The Primary Care Coalition of Montgomery County (PCC) is deeply committed to providing a continuum of care for low-income, uninsured and underinsured, ethnically diverse residents of Montgomery County. They work with clinics, hospitals, health care providers and other community partners to coordinate health care services for our most vulnerable neighbors. Their vision is a community in which all residents have the opportunity to live healthy lives.

What does being a finalist for this award mean for you or your organization?

PCC is a backbone organization in our community. Collaboration is our mechanism for achieving our mission. We bring together funding from our local government, hospitals, and foundation partners and, through partnerships with other nonprofits in our community, ensure vulnerable community residents have access to health services. We serve as a data hub; our direct service partners entrust us with the analytics and aggregation of protected health information. Our community looks to us, with our process improvement and facilitation expertise, to serve as a convener across the healthcare and social service sectors to achieve systems level change.

We work in partnership with so many different entities, and it is important they are confident in our internal governance and can look to us to model and share best practices. For PCC as an organization, the credibility of this prestigious award would further affirm to external stakeholders that PCC’s leadership governs the organization well, is committed to continuous learning and sharing what it learns with our partner nonprofits.

For the PCC Board, being a finalist for the Board Leadership Award from the Center from Nonprofit Advancement validates the Board’s introspection for and time dedicated to enhancing Board culture, composition, structure and stakeholder engagement.   Being a finalist also reinforces that Board improvement work is valuable and should be continuous, in parallel and in support of our work on setting and driving organizational strategy in a changing healthcare environment.

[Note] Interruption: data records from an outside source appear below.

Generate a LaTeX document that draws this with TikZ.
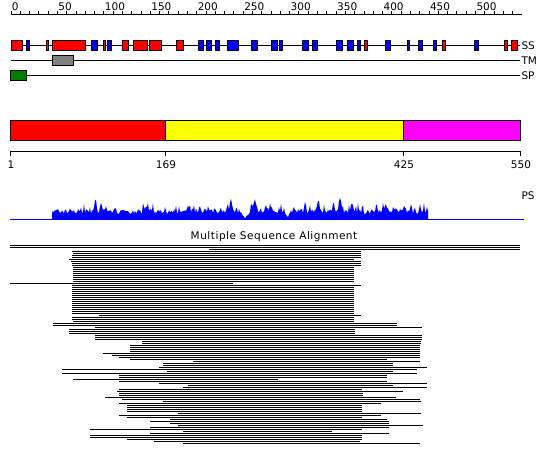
\documentclass[tikz,border=0pt]{standalone}
\usepackage{fontspec}
\setmainfont{DejaVu Sans}
\definecolor{HelixRed}  {RGB}{255,0,0}
\definecolor{StrandBlue}{RGB}{0,0,255}
\definecolor{TMGrey}    {RGB}{128,128,128}
\definecolor{SPGreen}   {RGB}{0,128,0}
\definecolor{DomYellow} {RGB}{255,255,0}
\definecolor{DomMagenta}{RGB}{255,0,255}
\usetikzlibrary{positioning}

\begin{document}
\begin{tikzpicture}[x=1pt,y=-1pt,line width=1pt,
    lbl/.style={font=\fontsize{10.5}{12}\selectfont,inner sep=0pt},
    featbox/.style={draw=black,line width=1pt}]
  \useasboundingbox (0,0) rectangle (550,465);
  %% Residue ruler, ticks every 10, labels every 50
  \draw (10.5,14.5) -- (522,14.5);
  \foreach \r in {0,10,...,540}
    \draw ({11+0.929*\r},11) -- ({11+0.929*\r},14.5);
  \foreach \r in {0,50,...,500}
    \node[lbl,anchor=base west] (ruler\r) at ({11.5+0.929*\r},10.3) {\r};
  %% SS track: helices red, strands blue
  \coordinate (ssend) at (520,45.5);
  \draw (10.5,45.5) -- (ssend);
  \foreach \a/\b in {11.5/22.5,46.5/48.5,52.5/85.5,103.5/105.5,122.5/128.5,
      133.5/147.5,149.5/161.5,176.5/183.5,364.5/367.5,442.5/445.5,
      504.5/507.5,511.5/517.5}
    \draw[featbox,fill=HelixRed] (\a,40.5) rectangle (\b,50.5);
  \foreach \a/\b in {26.5/29.5,91.5/97.5,107.5/111.5,198.5/203.5,206.5/211.5,
      215.5/219.5,227.5/238.5,251.5/257.5,271.5/277.5,279.5/282.5,
      302.5/308.5,312.5/317.5,336.5/342.5,347.5/353.5,357.5/360.5,
      385.5/390.5,407.5/409.5,418.5/422.5,433.5/436.5,474.5/478.5}
    \draw[featbox,fill=StrandBlue] (\a,40.5) rectangle (\b,50.5);
  \node[lbl,right=1pt of ssend] (sslbl) {SS};
  %% TM track
  \coordinate (tmend) at (520,60.5);
  \draw (10.5,60.5) -- (tmend);
  \draw[featbox,fill=TMGrey] (52.5,55.5) rectangle (73.5,65.5);
  \node[lbl,right=1pt of tmend] (tmlbl) {TM};
  %% SP track
  \coordinate (spend) at (520,75.5);
  \draw (10.5,75.5) -- (spend);
  \draw[featbox,fill=SPGreen] (10.5,70.5) rectangle (26.5,80.5);
  \node[lbl,right=1pt of spend] (splbl) {SP};
  %% Domain bar
  \draw[featbox,fill=HelixRed]   (10.5,120.5)  rectangle (165.5,140.5);
  \draw[featbox,fill=DomYellow]  (165.5,120.5) rectangle (403.5,140.5);
  \draw[featbox,fill=DomMagenta] (403.5,120.5) rectangle (520.5,140.5);
  %% Domain boundaries
  \draw (10.5,151.5) -- (520.5,151.5);
  \foreach \x/\t in {10.5/1,165.5/169,403.5/425,520.5/550} {
    \draw (\x,151.5) -- (\x,156);
    \node[lbl,anchor=base] (dom\t) at (\x+0.5,169) {\t};
  }
  %% PS profile
  \pgfmathsetseed{11}
  \fill[StrandBlue] (52,219.5) \foreach \x in {52,...,428} {
      -- (\x,{219.5-((5.5+5*rnd+7*rnd^4)*(1-0.85*max(0,1-abs(\x-245)/6)
           -0.75*max(0,1-abs(\x-288)/3))
         +13*max(0,1-abs(\x-231)/2.5)+14*max(0,1-abs(\x-255)/2.5)
         +7*max(0,1-abs(\x-266)/2)+6*max(0,1-abs(\x-271)/2)
         +14*max(0,1-abs(\x-340)/2.5)+10*max(0,1-abs(\x-352)/2.5)
         +9*max(0,1-abs(\x-318)/2.5)+6*max(0,1-abs(\x-305)/2)
         +8*max(0,1-abs(\x-95)/2)+5*max(0,1-abs(\x-101)/2)
         +4*max(0,1-abs(\x-188)/2)+5*max(0,1-abs(\x-405)/2))})
    } -- (428,219.5) -- cycle;
  \draw[StrandBlue] (10,219.5) -- (524,219.5);
  \node[lbl,anchor=base west] (pslbl) at (521,200) {PS};
  %% Multiple sequence alignment
  \node[lbl,anchor=base] (msatitle) at (274,240)
       {\addfontfeatures{LetterSpace=5}Multiple Sequence Alignment};
  \foreach \s/\e [count=\i from 0] in {10/520,10/520,209/520,72/361,73/361,
      72/361,72/361,69/354,71/361,72/361,72/361,73/354,73/354,73/354,73/354,
      73/354,73/354,73/354,73/354,10/233,72/361,72/354,72/354,72/354,72/354,
      72/354,72/354,72/354,72/354,72/354,72/354,72/354,72/354,72/354,72/354,
      99/361,72/354,72/354,73/354,53/397,53/397,95/422,69/355,69/355,69/355,
      95/422,95/422,95/422,142/421,142/421,130/420,130/420,130/420,130/420,
      103/420,112/420,119/420,130/387,193/420,163/393,163/393,159/427,62/417,
      167/393,62/417,119/387,119/387,73/278,119/387,159/427,188/393,183/427,
      119/362,117/403,119/363,119/363,105/396,122/420,163/421,119/381,127/362,
      127/362,127/362,127/362,178/421,119/381,127/362,170/387,150/389,170/389,
      178/423,150/389,90/362,183/332,150/389,90/362,90/362,127/362,154/360,
      183/420}
    \draw (\s,{245.5+2*\i}) -- (\e,{245.5+2*\i});
\end{tikzpicture}
\end{document}
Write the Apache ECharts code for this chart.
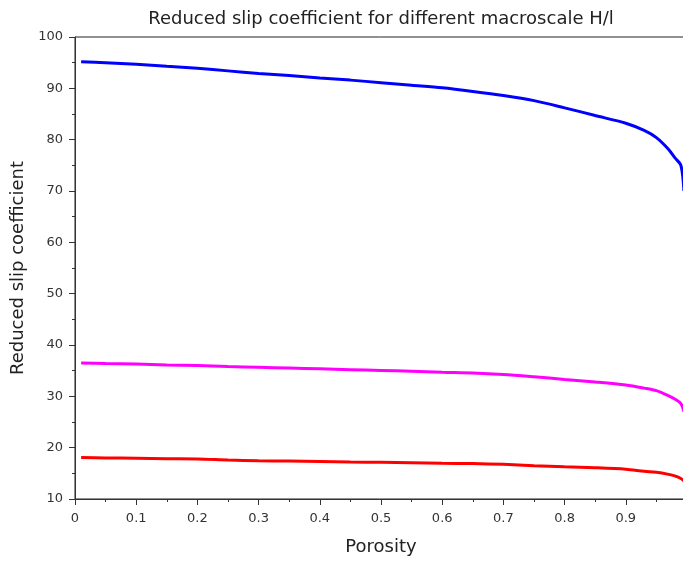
<!DOCTYPE html>
<html>
<head>
<meta charset="utf-8">
<script src="https://cdn.jsdelivr.net/npm/echarts@6/dist/echarts.min.js"></script>
<style>
html,body{margin:0;padding:0;background:#fff;}
#main{width:683px;height:563px;}
</style>
</head>
<body>
<div id="main"></div>
<script>
const porosity = [0.01, 0.05, 0.1, 0.15, 0.2, 0.25, 0.3, 0.35, 0.4, 0.45, 0.5, 0.55, 0.6, 0.65, 0.7, 0.75, 0.8, 0.85, 0.9, 0.93, 0.95, 0.97, 0.98, 0.99, 0.995];
const slipBlue = [95.2, 95.0, 94.7, 94.3, 93.9, 93.4, 92.9, 92.5, 92.0, 91.6, 91.1, 90.6, 90.1, 89.4, 88.6, 87.6, 86.2, 84.7, 83.2, 81.8, 80.4, 78.1, 76.5, 75.0, 70.0];
const slipMagenta = [36.5, 36.4, 36.3, 36.1, 36.0, 35.8, 35.65, 35.5, 35.35, 35.2, 35.05, 34.9, 34.7, 34.55, 34.25, 33.8, 33.3, 32.8, 32.2, 31.6, 31.1, 30.1, 29.5, 28.6, 27.0];
const slipRed = [18.1, 18.0, 17.95, 17.85, 17.8, 17.6, 17.45, 17.4, 17.3, 17.2, 17.15, 17.05, 16.95, 16.9, 16.75, 16.5, 16.3, 16.1, 15.8, 15.4, 15.2, 14.8, 14.5, 14.0, 13.5];
const titleText = 'Reduced slip coefficient for different macroscale H/l';
const xName = 'Porosity';
const yName = 'Reduced slip coefficient';

function pairs(xs, ys) { return xs.map((x, i) => [x, ys[i]]); }

const chart = echarts.init(document.getElementById('main'), null, {renderer: 'canvas'});
const font = 'DejaVu Sans';
chart.setOption({
  animation: false,
  backgroundColor: '#ffffff',
  title: {
    text: titleText,
    left: 376, top: 5, textAlign: 'center',
    textStyle: {fontFamily: font, fontSize: 18, fontWeight: 'normal', color: '#222'}
  },
  grid: {
    left: 75, right: -4, top: 37, bottom: 64,
    outerBoundsMode: 'none', containLabel: false,
    show: true, borderColor: '#222', borderWidth: 1, backgroundColor: 'transparent'
  },
  xAxis: {
    type: 'value', min: 0, max: 1, interval: 0.1,
    name: xName, nameLocation: 'middle', nameGap: 39,
    nameTextStyle: {fontFamily: font, fontSize: 18, color: '#222'},
    axisLine: {show: true, lineStyle: {color: '#333', width: 1}},
    axisTick: {show: true, inside: false, length: 6, lineStyle: {color: '#333'}},
    minorTick: {show: true, splitNumber: 2, length: 3, lineStyle: {color: '#333'}},
    splitLine: {show: false},
    axisLabel: {fontFamily: font, fontSize: 13, color: '#333', margin: 13,
      formatter: v => (Math.round(v * 10) / 10).toString()}
  },
  yAxis: {
    type: 'value', min: 10, max: 100, interval: 10,
    name: yName, nameLocation: 'middle', nameGap: 47,
    nameTextStyle: {fontFamily: font, fontSize: 18, color: '#222'},
    axisLine: {show: true, lineStyle: {color: '#333', width: 1}},
    axisTick: {show: true, inside: false, length: 6, lineStyle: {color: '#333'}},
    minorTick: {show: true, splitNumber: 2, length: 3, lineStyle: {color: '#333'}},
    splitLine: {show: false},
    axisLabel: {fontFamily: font, fontSize: 13, color: '#333', margin: 12}
  },
  series: [
    {type: 'line', data: pairs(porosity, slipBlue), showSymbol: false, smooth: 0.3,
      lineStyle: {color: '#0000ff', width: 3}, itemStyle: {color: '#0000ff'}},
    {type: 'line', data: pairs(porosity, slipMagenta), showSymbol: false, smooth: 0.3,
      lineStyle: {color: '#ff00ff', width: 3}, itemStyle: {color: '#ff00ff'}},
    {type: 'line', data: pairs(porosity, slipRed), showSymbol: false, smooth: 0.3,
      lineStyle: {color: '#ff0000', width: 3}, itemStyle: {color: '#ff0000'}}
  ]
});
</script>
</body>
</html>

What have you learned through the application process for the Board Leadership Award?

This is PCC’s second year applying for this award. We have found tremendous value in the feedback received through the application process. Having an external entity examine our Board practices causes us to see them with a different lens as well. In doing so, we can see areas to change and innovate.

Using the feedback from the previous year’s interview we recognized there are community and population perspectives missing from our Board. In response, we developed Board composition guiding principles and a Board structure and recruitment pipeline strategy to asses and address gaps. In addition to recruiting new Board members with different perspectives, we also created Committee Charters, updated our bylaws to allow non-Board members on most committees as voting members, and clarified the role of Board members affiliated with PCC partners.

This latter work led to the chartering of a Stakeholder Engagement and Relationship Strengthening Work Group, tasked with developing relationship strengthening work plans, commensurate with the impact of the relationship, that ensure the relationship is sustainable in the event of turnover at PCC or the stakeholder organization.

Through this year’s application process, we’ve recognized the importance of explicitly building a Board culture and structure for continuous learning, improvement, and innovation in governance practices. We’ve also recognized that, as a backbone organization, we interact with Boards of many nonprofits and can lead by modelling best practices and promoting the value of external feedback and internal reflection for Boards. Partnerships and collaboration are the mechanism through which we forward our mission; the strength and excellence of our partners’ Boards is relevant to our mission.

What advice would you offer for other organizations/board members striving for excellence in board leadership?
  1. It is important that organizations/board members embrace introspection and change regarding Board culture, perspectives, relationships, and work methods. Select a Board Chair who will explicitly champion change and Board excellence; change must be welcomed and made a priority from the top.
  2. Use time-limited work groups to address issues within the domains of Board governance. Set a clear work group charter and goal, achievable within a short time frame (e.g. six meetings/six months). Ensure the Board timely considers work group recommendations and enacts reasonable changes. As a work group concludes, determine next priority for a work group.
  3. Determine what diversity means for your Board and adopt guiding principles for Board member recruitment. Consider the skills, perspectives or voices needed at the Board to ensure the organization holds to its mission and understands the need it exists to serve. Build an ongoing recruitment network and pipeline that can deliver the voices and skills when identified, rather than seek members only when there is a vacancy or to ‘check a box’. If the Board and its related committees and work group are not sufficiently diverse, focus on building a more extensive recruitment network. Where appropriate, include non-board members as voting members of standing committees and work groups as a means to develop those unfamiliar with or uncertain about Board service.